Characterization of heterogeneities and domains in aquatic and sedimentary organic matter by 1H spin diffusion: Potential for elucidating the formation mechanisms

Jingdong Mao, Xiaoyan Cao

Limnol. Oceanogr. Methods 9:533-542 (2011) | DOI: 10.4319/lom.2011.9.533

ABSTRACT: Although the information on domains and heterogeneities of natural organic matter (NOM) can provide insights into its formation mechanisms, the appropriate solid-state NMR technique for measuring them is still lacking. The traditional technique requires mobility differences in NOM whereas NOM components are primarily rigid. We introduced a new 1H spin diffusion technique, 1H-13C two-dimensional heteronuclear correlation (2D HETCOR) NMR with 1H spin diffusion, for characterization of domains and heterogeneities in aquatic and sedimentary organic matter. It was achieved by collecting a series of 2D HETCOR spectra with a variable mixing time, tm, and monitoring the transfer of magnetization from one component to another. The rate of magnetization transfer provided the information on domains and heterogeneities because the magnetization of small domains or heterogeneities equilibrated faster than that of larger ones.

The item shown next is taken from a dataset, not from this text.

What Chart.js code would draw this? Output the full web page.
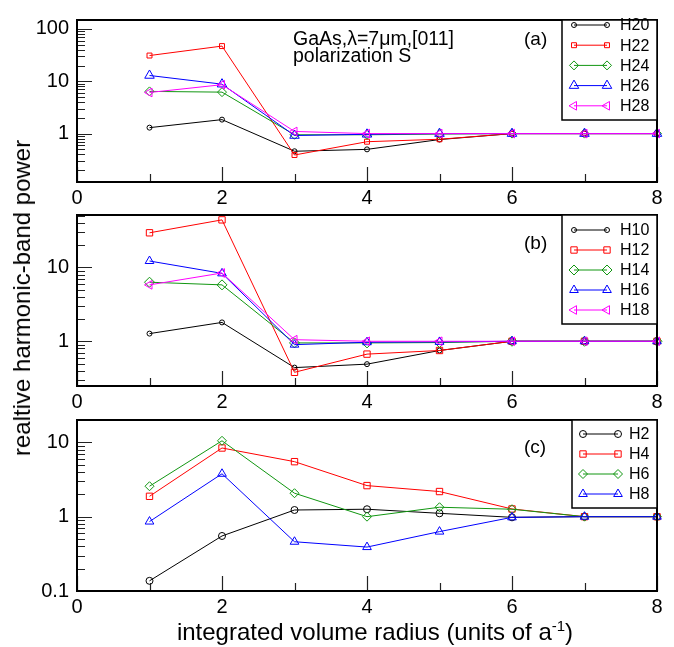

Three samples, International Humic Substances Society (IHSS) Suwannee River NOM, IHSS Suwannee River humic acid (HA), and a sedimentary HA, were used. Two model polymers, a random copolymer poly(styrene-n-butyl methacrylate) with 0.6-nm heterogeneity and a block copolymer polystyrene-b-poly(methyl methacrylate) with a domain size of 5 nm, were included for calibration. Within tm < 100 μs, half equilibration was reached for all three NOM samples and poly(styrene-n-butyl methacrylate), indicating that they were heterogeneous. In contrast, the spin diffusion of polystyrene-b-poly(methyl methacrylate) with 5-nm domain was much slower. Unlike the traditional spin diffusion technique, this technique did not require the differential mobility in NOM and was suitable for investigating the domains and heterogeneities of NOM, which are mostly rigid.